Start Source excerpt

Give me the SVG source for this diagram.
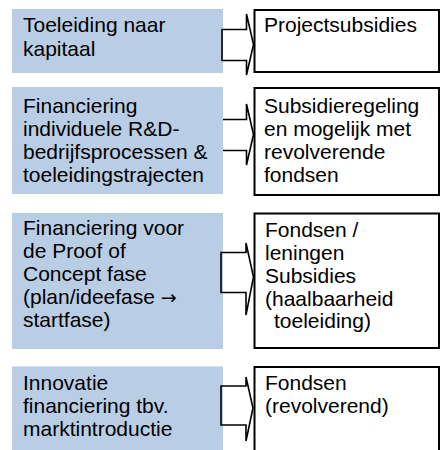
<svg xmlns="http://www.w3.org/2000/svg" width="446" height="450" viewBox="0 0 446 450">
<style>
.src rect{fill:#B9CDE5;stroke:none}
.dst rect{fill:#fff;stroke:#000;stroke-width:2}
text{font-family:"Liberation Sans",Arial,sans-serif;font-size:21px;fill:#000}
.sym{font-family:"DejaVu Sans",sans-serif;font-size:19px}
.arr path{fill:none;stroke:#000;stroke-width:1.6;stroke-linejoin:miter}
</style>
<rect width="446" height="450" fill="#fff"/>
<g id="src1" class="src"><rect x="12" y="9" width="211" height="64"/><text x="23" y="32">Toeleiding naar</text><text x="23" y="56">kapitaal</text></g>
<g id="src2" class="src"><rect x="12" y="87" width="211" height="107"/><text x="23" y="112.5">Financiering</text><text x="23" y="135.5">individuele R&amp;D-</text><text x="23" y="158.5">bedrijfsprocessen &amp;</text><text x="23" y="181.5">toeleidingstrajecten</text></g>
<g id="src3" class="src"><rect x="12" y="213" width="211" height="136"/><text x="23" y="235">Financiering voor</text><text x="23" y="258">de Proof of</text><text x="23" y="281">Concept fase</text><text x="23" y="304">(plan/ideefase <tspan class="sym">→</tspan></text><text x="23" y="327">startfase)</text></g>
<g id="src4" class="src"><rect x="12" y="366.5" width="211" height="90"/><text x="23" y="389.5">Innovatie</text><text x="23" y="412.5">financiering tbv.</text><text x="23" y="435.5">marktintroductie</text></g>
<g id="dst1" class="dst"><rect x="254.5" y="10" width="184.5" height="62"/><text x="264" y="32">Projectsubsidies</text></g>
<g id="dst2" class="dst"><rect x="254.5" y="88" width="184.5" height="107"/><text x="264" y="112.5">Subsidieregeling</text><text x="264" y="135.5">en mogelijk met</text><text x="264" y="158.5">revolverende</text><text x="264" y="181.5">fondsen</text></g>
<g id="dst3" class="dst"><rect x="254.5" y="213.5" width="184.5" height="134.5"/><text x="265" y="236.5">Fondsen /</text><text x="265" y="259.5">leningen</text><text x="265" y="282.5">Subsidies</text><text x="265" y="305.5">(haalbaarheid</text><text x="274" y="327.5">toeleiding)</text></g>
<g id="dst4" class="dst"><rect x="254.5" y="367" width="184.5" height="120"/><text x="265" y="390">Fondsen</text><text x="265" y="413">(revolverend)</text></g>
<g id="connectors" class="arr">
<path d="M222,29.5 H246.5 V14 L253.5,44.5 L246.5,75 V60.5 H222 Z"/>
<path d="M223,119.5 H246.5 V104 L253.5,134.5 L246.5,165 V150.5 H223"/>
<path d="M221,252.5 H246 V243 L253.5,277 L246,315 V292.5 H221 Z"/>
<path d="M221,386 H246 V377 L253,408 L246,441 V425 H221 Z"/>
</g>
</svg>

End Source excerpt

Retype the whole listing, keeping every line identical and omitting all pictures.

Give me the SVG source for this diagram.
<svg xmlns="http://www.w3.org/2000/svg" width="446" height="450" viewBox="0 0 446 450">
<style>
.src rect{fill:#B9CDE5;stroke:none}
.dst rect{fill:#fff;stroke:#000;stroke-width:2}
text{font-family:"Liberation Sans",Arial,sans-serif;font-size:21px;fill:#000}
.sym{font-family:"DejaVu Sans",sans-serif;font-size:19px}
.arr path{fill:none;stroke:#000;stroke-width:1.6;stroke-linejoin:miter}
</style>
<rect width="446" height="450" fill="#fff"/>
<g id="src1" class="src"><rect x="12" y="9" width="211" height="64"/><text x="23" y="32">Toeleiding naar</text><text x="23" y="56">kapitaal</text></g>
<g id="src2" class="src"><rect x="12" y="87" width="211" height="107"/><text x="23" y="112.5">Financiering</text><text x="23" y="135.5">individuele R&amp;D-</text><text x="23" y="158.5">bedrijfsprocessen &amp;</text><text x="23" y="181.5">toeleidingstrajecten</text></g>
<g id="src3" class="src"><rect x="12" y="213" width="211" height="136"/><text x="23" y="235">Financiering voor</text><text x="23" y="258">de Proof of</text><text x="23" y="281">Concept fase</text><text x="23" y="304">(plan/ideefase <tspan class="sym">→</tspan></text><text x="23" y="327">startfase)</text></g>
<g id="src4" class="src"><rect x="12" y="366.5" width="211" height="90"/><text x="23" y="389.5">Innovatie</text><text x="23" y="412.5">financiering tbv.</text><text x="23" y="435.5">marktintroductie</text></g>
<g id="dst1" class="dst"><rect x="254.5" y="10" width="184.5" height="62"/><text x="264" y="32">Projectsubsidies</text></g>
<g id="dst2" class="dst"><rect x="254.5" y="88" width="184.5" height="107"/><text x="264" y="112.5">Subsidieregeling</text><text x="264" y="135.5">en mogelijk met</text><text x="264" y="158.5">revolverende</text><text x="264" y="181.5">fondsen</text></g>
<g id="dst3" class="dst"><rect x="254.5" y="213.5" width="184.5" height="134.5"/><text x="265" y="236.5">Fondsen /</text><text x="265" y="259.5">leningen</text><text x="265" y="282.5">Subsidies</text><text x="265" y="305.5">(haalbaarheid</text><text x="274" y="327.5">toeleiding)</text></g>
<g id="dst4" class="dst"><rect x="254.5" y="367" width="184.5" height="120"/><text x="265" y="390">Fondsen</text><text x="265" y="413">(revolverend)</text></g>
<g id="connectors" class="arr">
<path d="M222,29.5 H246.5 V14 L253.5,44.5 L246.5,75 V60.5 H222 Z"/>
<path d="M223,119.5 H246.5 V104 L253.5,134.5 L246.5,165 V150.5 H223"/>
<path d="M221,252.5 H246 V243 L253.5,277 L246,315 V292.5 H221 Z"/>
<path d="M221,386 H246 V377 L253,408 L246,441 V425 H221 Z"/>
</g>
</svg>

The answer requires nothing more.